Francesco Totti i Mirko Vuninic to praktycznie jedyni napastnicy AS Romy, którzy są w stanie wpływać na wyniki zespołu. Dlatego też działacze "Giallorossich" rozglądają się za nowymi nabytkami.


Udostępnij na Udostępnij na

Rzymskiego klubu nie stać na wydanie ogromnej sumy i zapewnienie wysokiego kontraktu. Tym samym do klubu nie trafią raczej piłkarze z górnej półki. Dlatego też działacze szukają rozwiązań alternatywnych.

Wśród wymienianych graczy padają nazwiska Ruuda Van Nisterlooy’a oraz Lukasa Podolskiego. Na pewno jednak żaden z nich nie trafi do Rzymu już w styczniu, ale najwcześniej po zakończeniu obecnego sezonu.

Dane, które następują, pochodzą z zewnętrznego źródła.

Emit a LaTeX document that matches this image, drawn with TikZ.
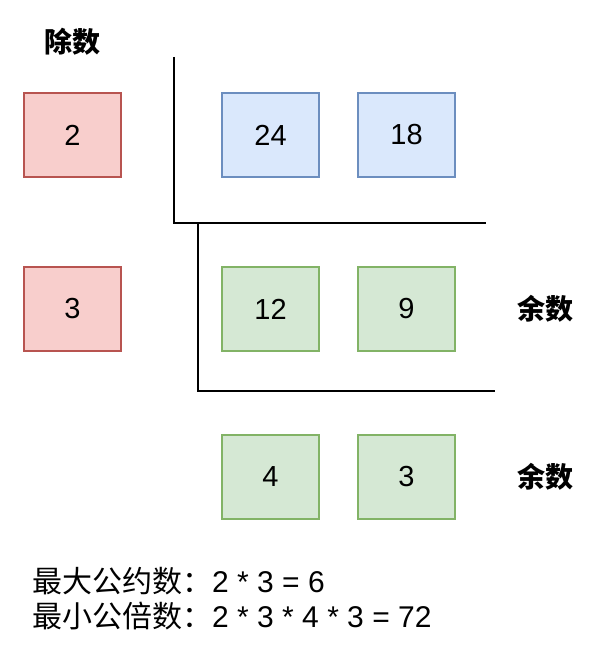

Van Nisterlooy jest kontuzjowany i w obecnym sezonie już nie zagra. „Królewscy” sprowadzili w jego miejsce innego Holendra, Klaas-Jana Huntelaara. Niewykluczone, że jeśli 25-letni napastnik spełni pokładane w nim oczekiwania, to Van Nisterlooy stanie się w klubie zbędny. Problemem może być jednak wysoki kontrakt zawodnika. By przejść do Romy, będzie musiał swoje wymagania finansowe obniżyć.

Z kolei Podolski od dawna narzeka na swoją sytuację w Bayernie Monachium. Wobec świetnej dyspozycji Luki Toniego i Miroslava Klose, pochodzący z Gliwic zawodnik grywa ogony lub nawet nie wstaje z ławki rezerwowych. A klub ściąga jeszcze Ivicę Olicia… Niewykluczone więc, że 23-letni napastnik przystanie na propozycję z Włoch, jednak na przeszkodzie mogą stanąć działacze klubu z Bawarii. Nieraz bowiem odrzucali już propozycje dotyczące Niemca.